Le Mechoui du Prince (Paris, France)

When we were staying in Paris, our hotel was in Le Quai Voltaire in the 6e arrondissement of Paris, a rather pleasant part of the city just across the river from the Louvre. It’s also got rather a large assortment of attraction for the food-minded traveler, such as a noticeably higher concentration of chocolate shops, boulangeries, and even a nice rum bar (La Rhumerie). For actual restuarants, however, most of the choices are basically bistros. But my brother was aware of one particularly good Moroccan place, so after enjoying a few Belgian beers at nearby La Gueze, we headed over to Le Mechoui du Prince for some Moroccan fare.

The first thing that’s notable upon walking into Le Mechoui du Prince is that it’s got quite the decor, with plenty of curtains, mirrors, padded chairs, and elaborate place settings. After a pleasant greeting, we got promptly seated, and had a chance to pore over the menu, which was loaded with traditional Moroccan dishes, including tajines, couscous, kebabs, merguez, and kefta. But most of us already had a good idea of what we wanted, so we got our orders in.

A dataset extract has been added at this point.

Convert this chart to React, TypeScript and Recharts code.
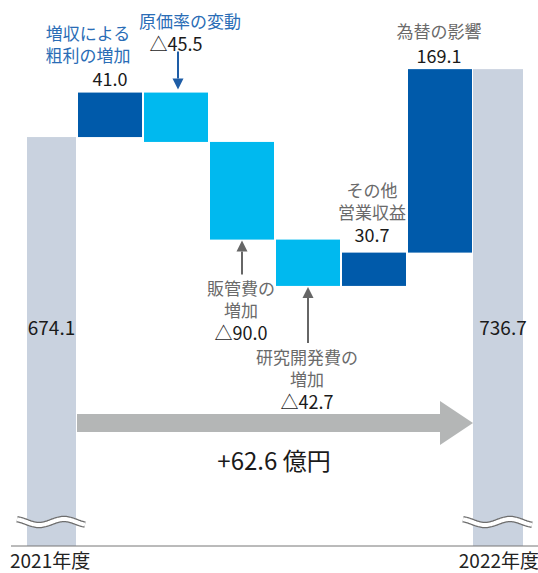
import { BarChart, Bar, XAxis, YAxis } from "recharts"

const categories = ["2021年度", "増収による粗利の増加", "原価率の変動", "販管費の増加", "研究開発費の増加", "その他営業収益", "為替の影響", "2022年度"]
const values = [674.1, 41.0, -45.5, -90.0, -42.7, 30.7, 169.1, 736.7]
const kinds = ["total", "up", "down", "down", "down", "up", "up", "total"]
const titles: string[][] = [[], ["増収による", "粗利の増加"], ["原価率の変動"], ["販管費の", "増加"], ["研究開発費の", "増加"], ["その他", "営業収益"], ["為替の影響"], []]

const Y_MIN = 297.2
const Y_MAX = 791.2

const COLORS: Record<string, string> = { total: "#C9D2DF", up: "#005AAA", down: "#00B9EF" }
const FONT = "'Noto Sans CJK JP', 'Noto Sans', sans-serif"
const BLUE_TEXT = "#2A6DB6"
const GRAY_TEXT = "#6A6A6A"
const NUM = "#1A1A1A"

// waterfall: running total -> [low, high] range per bar
let running = 0
const data = categories.map((name, i) => {
  const v = values[i]
  let range: [number, number]
  if (kinds[i] === "total") {
    range = [Y_MIN, v]
    running = v
  } else {
    const next = running + v
    range = [Math.min(running, next), Math.max(running, next)]
    running = next
  }
  return { name, range, value: v, kind: kinds[i], index: i }
})

const fmt = (v: number) => (v < 0 ? "△" + Math.abs(v).toFixed(1) : v.toFixed(1))

function wavePath(x0: number, x1: number, cy: number) {
  const pts: string[] = []
  for (let px = x0; px <= x1; px += 1) {
    const t = (px - x0 + 3) / 50
    pts.push(`${px},${(cy - 3 * Math.cos(2 * Math.PI * t)).toFixed(1)}`)
  }
  return "M" + pts.join(" L")
}

function Txt({ x, y, children, color, size = 17 }: any) {
  return (
    <text x={x} y={y} textAnchor="middle" dominantBaseline="central" fill={color} fontSize={size} fontFamily={FONT}>
      {children}
    </text>
  )
}

function Arrow({ x, from, to, color }: any) {
  const dir = to > from ? 1 : -1
  const tipBase = to - dir * 11
  return (
    <g>
      <line x1={x} y1={from} x2={x} y2={tipBase} stroke={color} strokeWidth={2} />
      <polygon points={`${x - 5.5},${tipBase} ${x + 5.5},${tipBase} ${x},${to}`} fill={color} />
    </g>
  )
}

function WaterfallShape(props: any) {
  const { x, y, width, height, payload } = props
  const i: number = payload.index
  const kind: string = payload.kind
  const bw = width
  const top = y
  const bottom = y + height
  const t = titles[i]
  let bx = x + 1
  let w = bw - 2
  if (i === 0) {
    bx = x + 16
    w = bw - 17
  } else if (i === categories.length - 1) {
    bx = x
    w = bw - 16
  }
  const cx = bx + w / 2
  const parts: any[] = [<rect key="r" x={bx} y={top} width={w} height={height} fill={COLORS[kind]} />]

  if (kind === "total") {
    const d = wavePath(bx - 10, bx + w + 9, bottom - 24)
    parts.push(<path key="w1" d={d} stroke="#6E6E6E" strokeWidth={6.5} fill="none" />)
    parts.push(<path key="w2" d={d} stroke="#FFFFFF" strokeWidth={4} fill="none" />)
    parts.push(
      <Txt key="v" x={i === 0 ? cx : cx + 5} y={bottom - 220} color={NUM} size={19}>
        {payload.value.toFixed(1)}
      </Txt>
    )
    if (i === categories.length - 1) {
      const xs = bx - 6 * bw
      const xh = bx - 33
      const cy = bottom - 123
      parts.push(
        <polygon
          key="a"
          points={`${xs},${cy - 9} ${xh},${cy - 9} ${xh},${cy - 22} ${bx},${cy} ${xh},${cy + 22} ${xh},${cy + 9} ${xs},${cy + 9}`}
          fill="#B4B6B6"
        />
      )
      const diff = values[categories.length - 1] - values[0]
      parts.push(
        <Txt key="d" x={(xs + bx) / 2 - 1} y={cy + 36} color={NUM} size={24}>
          {(diff >= 0 ? "+" : "") + diff.toFixed(1) + " 億円"}
        </Txt>
      )
    }
  } else if (i === 1) {
    parts.push(<Txt key="t0" x={cx - 22} y={top - 60} color={BLUE_TEXT}>{t[0]}</Txt>)
    parts.push(<Txt key="t1" x={cx - 22} y={top - 38} color={BLUE_TEXT}>{t[1]}</Txt>)
    parts.push(<Txt key="v" x={cx} y={top - 15} color={NUM} size={18}>{fmt(payload.value)}</Txt>)
  } else if (i === 2) {
    parts.push(<Txt key="t0" x={cx + 14} y={top - 72} color={BLUE_TEXT}>{t[0]}</Txt>)
    parts.push(<Txt key="v" x={cx} y={top - 50} color={NUM} size={18}>{fmt(payload.value)}</Txt>)
    parts.push(<Arrow key="a" x={cx + 2} from={top - 41} to={top - 3} color="#1E5DA6" />)
  } else if (i === 3 || i === 4) {
    const off = i === 3 ? 0 : 23
    const arrowLen = i === 3 ? 35 : 57
    parts.push(<Arrow key="a" x={cx} from={bottom + arrowLen} to={bottom + 1} color="#666666" />)
    parts.push(<Txt key="t0" x={cx - 1} y={bottom + 48 + off} color={GRAY_TEXT}>{t[0]}</Txt>)
    parts.push(<Txt key="t1" x={cx - 1} y={bottom + 70 + off} color={GRAY_TEXT}>{t[1]}</Txt>)
    parts.push(<Txt key="v" x={cx - 1} y={bottom + 92 + off} color={NUM} size={18}>{fmt(payload.value)}</Txt>)
  } else if (i === 5) {
    parts.push(<Txt key="t0" x={cx - 2} y={top - 63} color={GRAY_TEXT}>{t[0]}</Txt>)
    parts.push(<Txt key="t1" x={cx - 2} y={top - 41} color={GRAY_TEXT}>{t[1]}</Txt>)
    parts.push(<Txt key="v" x={cx - 2} y={top - 19} color={NUM} size={18}>{fmt(payload.value)}</Txt>)
  } else if (i === 6) {
    parts.push(<Txt key="t0" x={cx - 1} y={top - 39} color={GRAY_TEXT}>{t[0]}</Txt>)
    parts.push(<Txt key="v" x={cx - 1} y={top - 14} color={NUM} size={18}>{fmt(payload.value)}</Txt>)
  }
  return <g>{parts}</g>
}

function YearTick(props: any) {
  const { x, y, index, payload } = props
  if (index !== 0 && index !== categories.length - 1) return null
  const first = index === 0
  return (
    <text
      x={first ? x - 34 : x + 33}
      y={y + 5}
      textAnchor={first ? "start" : "end"}
      dominantBaseline="central"
      fill="#222222"
      fontSize={19}
      fontFamily={FONT}
    >
      {payload.value}
    </text>
  )
}

export default function App() {
  return (
    <div style={{ position: "absolute", left: 0, top: 0, width: 538, height: 573, overflow: "hidden", background: "#fff" }}>
      <BarChart width={540} height={573} data={data} margin={{ top: 10, right: 1, bottom: 0, left: 11 }} barCategoryGap={0}>
        <XAxis
          dataKey="name"
          height={27}
          interval={0}
          tickLine={false}
          axisLine={{ stroke: "#777777", strokeWidth: 1 }}
          tick={<YearTick />}
        />
        <YAxis hide domain={[Y_MIN, Y_MAX]} allowDataOverflow />
        <Bar dataKey="range" isAnimationActive={false} shape={<WaterfallShape />} />
      </BarChart>
    </div>
  )
}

I opted for the “Tagine of Fez”, which was chicken tagine with grapes, onions, cinnamon, and orange flower water. I usually find Moroccan dishes made with grapes/raisins to be more than a little sweet, but here it was pleasant, especially in combination with the cinnamon and orange flower water, making for a pleasingly soft and tender chicken stew.

Carol, meanwhile, went for the “Tagine of Ouarzazate”, a lamb tajine presented with preserved lemons and olives, and here the nicely preserved lemons were the star of the dish, combining nicely with a flavorful lamb.

Rounding it out was an order of roasted chicken with couscous, and the chicken was nicely crisp and roasted to perfection, served up on a very flavorful bed of couscous. After a long and damp day, the pleasant, warm tajines and couscouse of Le Mechoui du Prince were a welcome change of pace, served up in a beautiful restaurant by friendly staff (who even indulged us with English menus). Especially if I’m staying in the 6e arrondissement again, I’d love to explore more of their menu.